The explain default is not that God doesn't exist, it's that evil exists and that evil is dividing us regarding goodness and it's absolute source.
This is such a lazy way to approach why we dispute and differ, rather, then to see why we do in the paradigm that God exists.
As for 3, it seems he hasn't seen my arguments

Not only that, but it seems he is either doing a strawman on the arguments he has seen or really hasn't looked too far.
As for the families thing, it's simply due to the fact society is taught and they emphasize not to be sincere to the truth. When people aren't sincere to the truth, they are going to prefer the falsehood of their parents and family over other paradigms and viewpoints.
When people are enjoined to be bias, they will self-deceive themselves on the view point of their parents.
The solution if we all start to enjoin seeking the truth, you can't just say, by default that will be Atheism.
We may all unite on the true religion but everyone has to do their part on only enjoining truth they know and emphasize on seeking the truth.
When we don't care about proof and want people to be loyal to blood, yeah, that's gonna happen.

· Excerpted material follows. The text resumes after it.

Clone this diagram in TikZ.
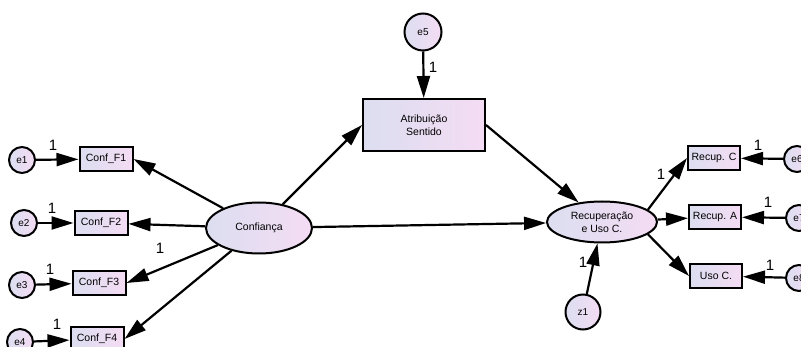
\documentclass[tikz,border=0pt]{standalone}
\usepackage{fontspec}
\setmainfont{Liberation Sans}
\usetikzlibrary{arrows.meta,shapes.geometric}
\definecolor{fillL}{RGB}{220,222,240}
\definecolor{fillR}{RGB}{244,220,244}
\tikzset{
  base/.style={draw=black, line width=2pt, left color=fillL, right color=fillR, inner sep=0pt},
  obs/.style={base, rectangle, minimum width=53pt, minimum height=24pt, font=\fontsize{10.5}{13}\selectfont},
  lat/.style={base, ellipse, minimum width=106pt, minimum height=51pt, font=\fontsize{10.5}{13}\selectfont, align=center},
  err/.style={base, circle, minimum size=26pt, font=\fontsize{10}{11}\selectfont},
  errb/.style={base, circle, minimum size=37pt, font=\fontsize{10}{11}\selectfont},
  conn/.style={line width=2.2pt, -{Triangle[length=22pt,width=13pt]}},
  one/.style={font=\fontsize{15}{15}\selectfont, inner sep=0pt}
}
\begin{document}
\begin{tikzpicture}[x=1pt,y=-1pt]
\useasboundingbox (0,0) rectangle (801,347);
% error terms left
\node[err] (e1) at (22,160) {e1};
\node[err] (e2) at (24,223) {e2};
\node[err] (e3) at (22,285) {e3};
\node[err] (e4) at (20,342) {e4};
% observed left
\node[obs] (cf1) at (106,159) {Conf\_F1};
\node[obs] (cf2) at (101,223) {Conf\_F2};
\node[obs] (cf3) at (99,283) {Conf\_F3};
\node[obs] (cf4) at (97,339) {Conf\_F4};
% latent
\node[lat] (conf) at (259,228) {Confiança};
\node[lat, minimum width=110pt, minimum height=41pt] (rec) at (602,222) {Recuperação\\e Uso C.};
% mediator
\node[obs, minimum width=122pt, minimum height=52pt, align=center] (atr) at (424,125) {Atribuição\\Sentido};
\node[errb] (e5) at (423,32) {e5};
\node[errb, minimum size=35pt] (z1) at (583,312) {z1};
% observed right
\node[obs, minimum width=52pt] (rc) at (714,158) {Recup. C};
\node[obs, minimum width=52pt] (ra) at (715,217) {Recup. A};
\node[obs, minimum width=52pt] (uc) at (716,276) {Uso C.};
\node[err] (e6) at (797,159) {e6};
\node[err] (e7) at (799,218) {e7};
\node[err] (e8) at (799,278) {e8};
% connectors
\draw[conn] (e1) -- (cf1);
\draw[conn] (e2) -- (cf2);
\draw[conn] (e3) -- (cf3);
\draw[conn] (e4) -- (cf4);
\draw[conn] (conf) -- (cf1.east);
\draw[conn] (conf) -- (cf2);
\draw[conn] (conf) -- (cf3.east);
\draw[conn] (conf) -- (cf4.east);
\draw[conn] (conf) -- (atr.west);
\draw[conn] (atr.east) -- (rec);
\draw[conn] (conf) -- (rec);
\draw[conn] (e5) -- (atr);
\draw[conn] (z1) -- (rec);
\draw[conn] (rec.15) -- (rc.west);
\draw[conn] (rec) -- (ra);
\draw[conn] (rec.-15) -- (uc.west);
\draw[conn] (e6) -- (rc);
\draw[conn] (e7) -- (ra);
\draw[conn] (e8) -- (uc);
% labels
\node[one] (l1) at (53,145) {1};
\node[one] (l2) at (52,208) {1};
\node[one] (l3) at (50,269) {1};
\node[one] (l4) at (57,324) {1};
\node[one] (l5) at (160,248) {1};
\node[one] (l6) at (433,67) {1};
\node[one] (l7) at (661,174) {1};
\node[one] (l8) at (583,262) {1};
\node[one] (l9) at (758,145) {1};
\node[one] (l10) at (768,202) {1};
\node[one] (l11) at (770,265) {1};
\end{tikzpicture}
\end{document}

We are what we as a people decide to be. Right now we are deciding truth doesn't matter. Which is a sad sad state.
Infancy or not, there is sound arguments that will prove we have a soul no matter how deep you go into neuroscience etc. Next.
7,8,9 is just rehashing what has been said already.
There is plenty of proofs. And divisions on truth like I always tell Brian, it's not a reason to give up on the quest for it.
And when it comes to finding the true religion, it's easy if you give God a chance through his appointed guides.
But if you are going to wait till people not appointed to God to bring you to God, you might be waiting till the cows come home!